Former terrorist admits Ali Aarrass supplied weapons to target Morocco
Abderrezak Soumah, former founder of the Mujahideen movement of Morocco, admitted that Ali Aarrass, a Belgian-Moroccan national who served a sentence on terrorism charges, had supplied weapons to would-be terrorists in Morocco.
The former convict was also in charge of logistical and financial support for the Mojahideen movement in Morocco, a terrorist organization set up in 1980, Soumah added.
The former “Emir” of the same Jihadist group, Soumah, told Maghreb TV that he first met Aarrass in Brussels where the latter run an Islamic bookstore.

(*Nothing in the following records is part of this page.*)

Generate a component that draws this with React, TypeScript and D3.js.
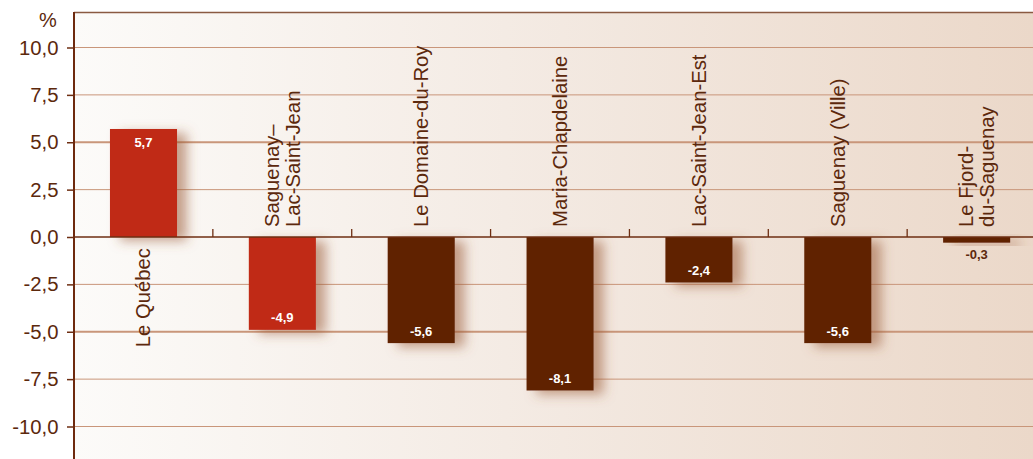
import React, { useEffect, useRef } from 'react';
import * as d3 from 'd3';

// Values
const categories = [
  'Le Québec',
  'Saguenay–|Lac-Saint-Jean',
  'Le Domaine-du-Roy',
  'Maria-Chapdelaine',
  'Lac-Saint-Jean-Est',
  'Saguenay (Ville)',
  'Le Fjord-|du-Saguenay',
];
const values = [5.7, -4.9, -5.6, -8.1, -2.4, -5.6, -0.3];
const highlighted = [true, true, false, false, false, false, false];
const yTicks = [10, 7.5, 5, 2.5, 0, -2.5, -5, -7.5, -10];

const W = 1033;
const H = 459;
const FONT = '"Liberation Sans", Arial, Helvetica, sans-serif';
const TEXT = '#5c280c';

const App: React.FC = () => {
  const svgRef = useRef<SVGSVGElement>(null);

  useEffect(() => {
    document.body.style.margin = '0';
    if (!svgRef.current) return;

    const svg = d3.select(svgRef.current);
    svg.selectAll('*').remove();

    const left = 74;
    const top = 12;

    const x = d3.scaleBand<string>()
      .domain(categories)
      .range([left, left + 7 * 138.86])
      .padding(0);

    const y = d3.scaleLinear()
      .domain([-10, 10])
      .range([426.5, 47.5]);

    const defs = svg.append('defs');
    const grad = defs.append('linearGradient')
      .attr('id', 'bg')
      .attr('x1', '0%').attr('x2', '100%')
      .attr('y1', '0%').attr('y2', '0%');
    grad.append('stop').attr('offset', '0%').attr('stop-color', '#fcfbf9');
    grad.append('stop').attr('offset', '45%').attr('stop-color', '#f4ebe4');
    grad.append('stop').attr('offset', '100%').attr('stop-color', '#ebd8c9');

    const shadow = defs.append('filter')
      .attr('id', 'shadow')
      .attr('x', '-40%').attr('y', '-40%')
      .attr('width', '190%').attr('height', '190%');
    shadow.append('feDropShadow')
      .attr('dx', 10).attr('dy', 4)
      .attr('stdDeviation', 6)
      .attr('flood-color', '#9a5a36')
      .attr('flood-opacity', 0.55);

    // Plot background
    svg.append('rect')
      .attr('x', left).attr('y', top)
      .attr('width', W - left).attr('height', H - top)
      .attr('fill', 'url(#bg)');

    // Grid lines
    svg.append('g')
      .selectAll('line')
      .data(yTicks.filter(d => d !== 0))
      .enter()
      .append('line')
      .attr('x1', left).attr('x2', W)
      .attr('y1', d => y(d)).attr('y2', d => y(d))
      .attr('stroke', '#c9967a')
      .attr('stroke-width', d => (Math.abs(d) === 5 ? 1.8 : 1));

    // Top border
    svg.append('line')
      .attr('x1', left).attr('x2', W)
      .attr('y1', top + 0.5).attr('y2', top + 0.5)
      .attr('stroke', '#8a5a42')
      .attr('stroke-width', 1.5);

    // Bars
    svg.append('g')
      .selectAll('rect')
      .data(values)
      .enter()
      .append('rect')
      .attr('x', (d, i) => (x(categories[i]) || 0) + x.bandwidth() * 0.259)
      .attr('width', x.bandwidth() * 0.483)
      .attr('y', d => y(Math.max(0, d)))
      .attr('height', d => Math.abs(y(d) - y(0)))
      .attr('fill', (d, i) => (highlighted[i] ? '#c02b19' : '#602000'))
      .attr('filter', 'url(#shadow)');

    // Zero line and category ticks
    svg.append('line')
      .attr('x1', left).attr('x2', W)
      .attr('y1', y(0)).attr('y2', y(0))
      .attr('stroke', '#6e2e12')
      .attr('stroke-width', 1.5);

    svg.append('g')
      .selectAll('line')
      .data(categories.slice(1))
      .enter()
      .append('line')
      .attr('x1', d => x(d) || 0).attr('x2', d => x(d) || 0)
      .attr('y1', y(0) - 8).attr('y2', y(0))
      .attr('stroke', '#6e2e12')
      .attr('stroke-width', 1.3);

    // Y axis
    const yAxis = svg.append('g')
      .attr('transform', `translate(${left},0)`)
      .call(d3.axisLeft(y)
        .tickValues(yTicks)
        .tickSize(7)
        .tickPadding(8.5)
        .tickFormat(d => d3.format('.1f')(d as number).replace('.', ',').replace('−', '-')));

    yAxis.select('.domain').remove();
    yAxis.selectAll('.tick line').attr('stroke', '#6e2e12').attr('stroke-width', 1.5);
    yAxis.selectAll('.tick text')
      .attr('fill', TEXT)
      .style('font-family', FONT)
      .style('font-size', '20.3px');

    svg.append('line')
      .attr('x1', left).attr('x2', left)
      .attr('y1', top).attr('y2', H)
      .attr('stroke', '#6e2a0e')
      .attr('stroke-width', 2);

    svg.append('text')
      .attr('x', 48).attr('y', 27)
      .attr('text-anchor', 'middle')
      .attr('fill', TEXT)
      .style('font-family', FONT)
      .style('font-size', '20px')
      .text('%');

    // Value labels
    svg.append('g')
      .selectAll('text')
      .data(values)
      .enter()
      .append('text')
      .attr('x', (d, i) => (x(categories[i]) || 0) + x.bandwidth() / 2)
      .attr('y', d => {
        if (Math.abs(d) < 1) return y(d) + 16;
        return d > 0 ? y(d) + 18 : y(d) - 7.5;
      })
      .attr('text-anchor', 'middle')
      .attr('fill', d => (Math.abs(d) < 1 ? TEXT : '#ffffff'))
      .style('font-family', FONT)
      .style('font-size', '13px')
      .style('font-weight', 'bold')
      .text(d => d3.format('.1f')(d).replace('.', ',').replace('−', '-'));

    // Category labels (rotated)
    categories.forEach((cat, i) => {
      const lines = cat.split('|');
      const cx = (x(cat) || 0) + x.bandwidth() / 2;
      const positive = values[i] > 0;
      const anchorY = positive ? y(0) + 11 : y(0) - 10;
      const lineH = 20.5;
      const t = svg.append('text')
        .attr('transform', `translate(${cx},${anchorY}) rotate(-90)`)
        .attr('text-anchor', positive ? 'end' : 'start')
        .attr('fill', TEXT)
        .style('font-family', FONT)
        .style('font-size', '20.3px');
      lines.forEach((ln, j) => {
        const off = (j - (lines.length - 1) / 2) * lineH;
        t.append('tspan')
          .attr('x', 0)
          .attr('y', off + 7)
          .text(ln);
      });
    });
  }, []);

  return (
    <div style={{ width: W, height: H, background: '#ffffff' }}>
      <svg ref={svgRef} width={W} height={H} style={{ display: 'block' }} />
    </div>
  );
};

export default App;
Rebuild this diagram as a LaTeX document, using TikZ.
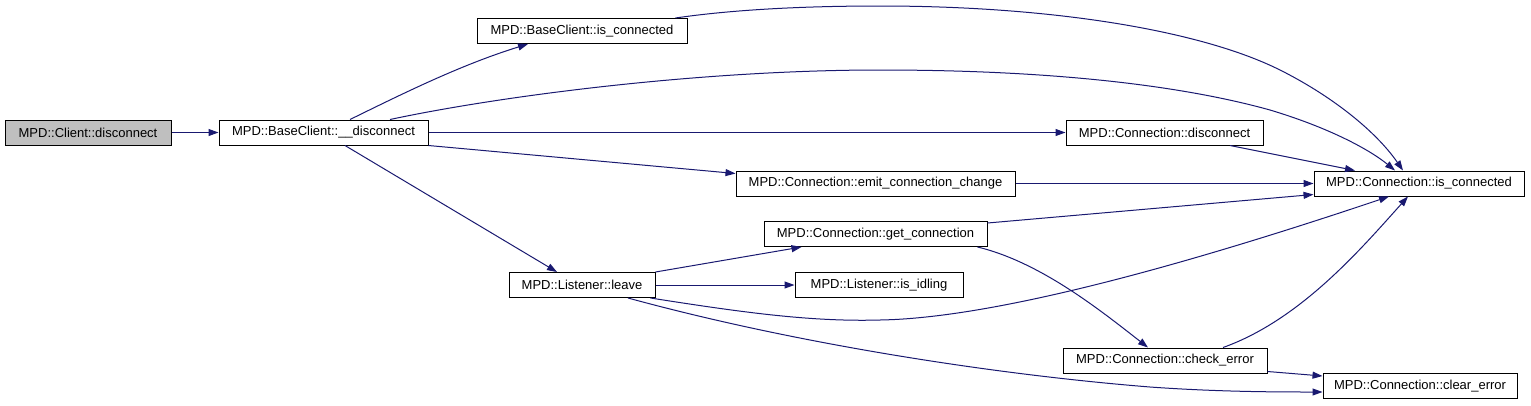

Aarrass received the money to set up the bookstore from Nouamani, a former leader of the Jihadist group, with the aim of finding sources of funding for their Jihadist propaganda and activities.
Soumah also recalls that he met Aarrass in 2000 in Tangier and a year later Aarrass visited him in Berkane where he offered arms: “a Kalashnikov, two guns, and ammunition.”
With these guns we could have created havoc in Morocco, Soumah said.
Aarrass also offered more weapons in 2004 but Soumah declined to receive any because “the organization was on a decline” at a context marked by a crackdown on extremist groups.
However, Soumah acknowledged that he received 7000 euros from Aarrass.
Soumah added that he left extremism after a review of his beliefs amid a crushing defeat of Jihadism, especially in Afghanistan and Chechnya.